In fairness, I suspect Slate would be able to come up with a bigger list today. The debt crisis on the other side of the Atlantic has pummelled the euro, ushering in lower prices on some imports. It’s by no means an across-the-board drop because many producers choose not to float with currency vagaries, opting instead to maintain rigid prices so that consumers won’t face sticker shock on the ride back up.
With holiday parties in mind, I’m going to offer a few under-$12 import selections that may keep guests, and your budget, in good cheer. (All prices Ontario, so expect to pay more in other provinces.) Some are well known for their consistency, others newer to the Canadian market, none has a kangaroo on the label.
For not much more than a large Starbucks triple-shot latte, I’m impressed with the round, smooth Citra Sangiovese 2010 (score: 85; $6.95 in Ontario, recently reduced from $7.45) and the juicy yet polished Casal Thaulero Merlot Cabernet Sauvignon 2010 (85; $6.95). They’re medium-bodied and lively, as befits modestly priced Italian reds.

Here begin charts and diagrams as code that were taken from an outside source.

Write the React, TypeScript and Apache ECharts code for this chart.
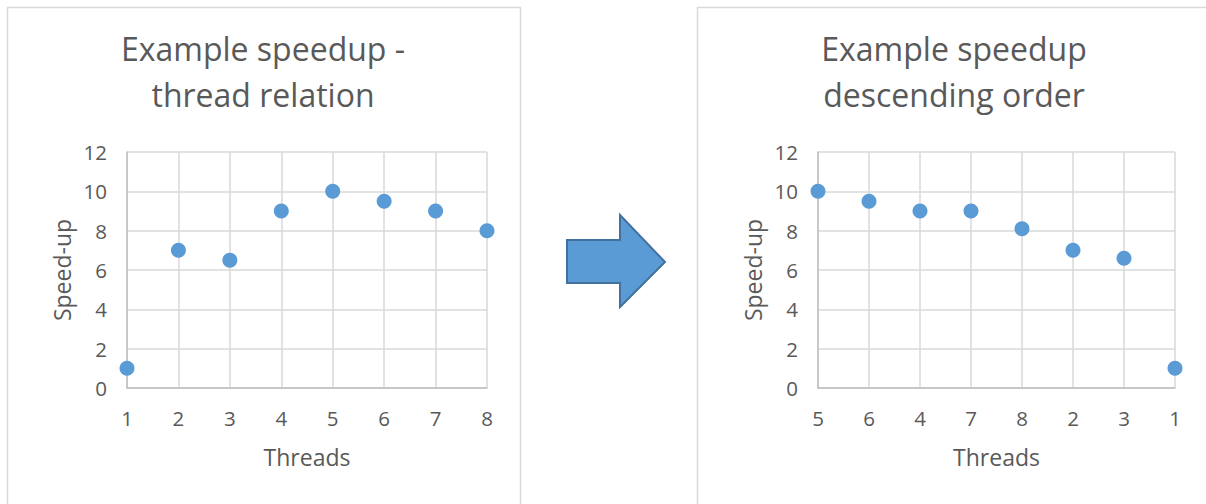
import React, { useEffect, useRef } from "react";
import * as echarts from "echarts";

// Speed-up measured per thread count
const threads = ["1", "2", "3", "4", "5", "6", "7", "8"];
const speedup = [1, 7, 6.5, 9, 10, 9.5, 9, 8];

// Same measurements sorted by descending speed-up
const sortedThreads = ["5", "6", "4", "7", "8", "2", "3", "1"];
const sortedSpeedup = [10, 9.5, 9, 9, 8.1, 7, 6.6, 1];

const leftTitle = "Example speedup -\nthread relation";
const rightTitle = "Example speedup\ndescending order";
const xName = "Threads";
const yName = "Speed-up";

const FONT = "'Open Sans', sans-serif";
const TEXT = "#595959";
const GRID = "#D9D9D9";
const AXIS = "#BFBFBF";
const BLUE = "#5B9BD5";

function makeX(gridIndex: number, data: string[]) {
  return {
    type: "category",
    gridIndex,
    data,
    boundaryGap: false,
    name: xName,
    nameLocation: "middle",
    nameGap: 57,
    nameTextStyle: { color: TEXT, fontSize: 23, fontFamily: FONT },
    axisLine: { lineStyle: { color: AXIS, width: 1.5 } },
    axisTick: { show: false },
    axisLabel: { color: TEXT, fontSize: 20.5, fontFamily: FONT, margin: 19 },
    splitLine: { show: true, lineStyle: { color: GRID, width: 1.5 } },
  };
}

function makeY(gridIndex: number) {
  return {
    type: "value",
    gridIndex,
    min: 0,
    max: 12,
    interval: 2,
    name: yName,
    nameLocation: "middle",
    nameGap: 54,
    nameTextStyle: { color: TEXT, fontSize: 23, fontFamily: FONT },
    axisLine: { show: true, lineStyle: { color: AXIS, width: 1.5 } },
    axisTick: { show: false },
    axisLabel: { color: TEXT, fontSize: 20.5, fontFamily: FONT, margin: 20 },
    splitLine: { show: true, lineStyle: { color: GRID, width: 1.5 } },
  };
}

function makeTitle(text: string, center: number) {
  return {
    text,
    left: center,
    top: 25,
    padding: 0,
    textAlign: "center",
    textStyle: { color: TEXT, fontSize: 32, fontWeight: "normal", fontFamily: FONT, lineHeight: 46 },
  };
}

export default function App() {
  const ref = useRef<HTMLDivElement>(null);

  useEffect(() => {
    document.body.style.margin = "0";
    if (!ref.current) return;
    const chart = echarts.init(ref.current, undefined, { renderer: "svg" });
    chart.setOption({
      animation: false,
      backgroundColor: "#ffffff",
      title: [makeTitle(leftTitle, 263), makeTitle(rightTitle, 954)],
      grid: [
        { left: 127, top: 152, width: 360, height: 236 },
        { left: 818, top: 152, width: 357, height: 236 },
      ],
      xAxis: [makeX(0, threads), makeX(1, sortedThreads)],
      yAxis: [makeY(0), makeY(1)],
      series: [
        {
          type: "scatter",
          xAxisIndex: 0,
          yAxisIndex: 0,
          data: speedup,
          symbolSize: 15,
          itemStyle: { color: BLUE, opacity: 1 },
        },
        {
          type: "scatter",
          xAxisIndex: 1,
          yAxisIndex: 1,
          data: sortedSpeedup,
          symbolSize: 15,
          itemStyle: { color: BLUE, opacity: 1 },
        },
      ],
      graphic: [
        {
          type: "rect",
          z: -10,
          shape: { x: 7.5, y: 7.5, width: 513, height: 520 },
          style: { fill: "#ffffff", stroke: GRID, lineWidth: 1.5 },
        },
        {
          type: "rect",
          z: -10,
          shape: { x: 697.5, y: 7.5, width: 520, height: 520 },
          style: { fill: "#ffffff", stroke: GRID, lineWidth: 1.5 },
        },
        {
          type: "polygon",
          shape: {
            points: [
              [567, 240],
              [620, 240],
              [620, 215],
              [665, 262],
              [620, 307],
              [620, 283],
              [567, 283],
            ],
          },
          style: { fill: BLUE, stroke: "#41719C", lineWidth: 2 },
        },
      ],
    });
    return () => chart.dispose();
  }, []);

  return <div ref={ref} style={{ width: 1206, height: 504 }} />;
}
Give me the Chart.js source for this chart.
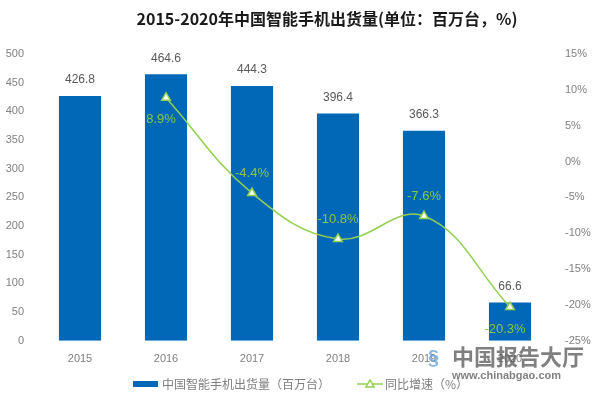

Italy is a formidable force in the budget-wine arena, especially to consumers who enjoy food-friendly acidity and distinctive flavours rather than a mouthful of fruit and oak. A big notch up from Citra and one of the best new Italian buys in Ontario comes from Sicily, Casa Planeta Syrah 2009 (89; $11.95). It’s a full-bodied red layered with berries, herbs and peppery spice. Another good new Italian red, though decidedly lighter and with higher acidity, is Era Merlot 2009 (88; $9.95), made from organic grapes grown in the northern Veneto region. Holding the price line with its just-arrived new vintage, Pasqua Villa Borghetti Passimento 2009, also from the Veneto (89; $11.95), is a velvety, succulent red perfect for big holiday meals.
I have enthused in the past about a Spanish red that continues to overdeliver, Castillo de Monseran Garnacha 2010 (88; $8.95, still well priced in B.C. at $8.99). It’s supple, with wine-gum-like fruitiness laced with herbs and pepper. I’d even call it distinctive. From nearby Portugal, there’s the superb Vila Regia Douro Reserva 2008 (90; $11.95), a velvety, full-bodied red that recently dropped from $12.95. (Thank you, euro.)
Far from the euro zone, there’s Thelema Mountain Red 2007 (89; $11.95), a full-bodied South African blend of shiraz and merlot brimming with berries, coffee, smoke and spice. I want to thank Craig Pinhey, the New Brunswick Telegraph-Journal’s beverage columnist and active judge at wine competitions, for jogging my memory in regard to another South African, crisp KWV Chenin Blanc (86; $8 in Ont., $10.99 in N.B.).
Chile continues to send interesting values our way. One standout among the big, widely available brands is Santa Rita Cabernet Sauvignon 2010 (87; currently $9.95 in Ontario at a $1-off discount until Nov. 27), full-bodied and brimming with cocoa and mint.
From France, La Vieille Ferme White 2010 (87; $11.95) is medium-bodied, crisp and clean, made from grenache blanc, ugni blanc, vermentino and bourboulenc, and less fatiguing than most chardonnays or sauvignon blancs at its price. The red Cellier des Dauphines Carte Noire Côtes du Rhô ne 2008 (87; $10.95) delivers compelling southern French nuances of plum, herbs and cracked pepper along with more concentration than much of its Rhône competition.
Can California compete without the advantage of deep store discounting? Occasionally, I think, as with Beaulieu Vineyard Coastal Estates Chardonnay 2007 (87; $10.95), a full-bodied white with a well-balanced fruit-oak profile that shows apple, sweet butter and caramel flavours firmed up by crisp acidity and light spice. I’ll bet they carry it at Total Wine & More.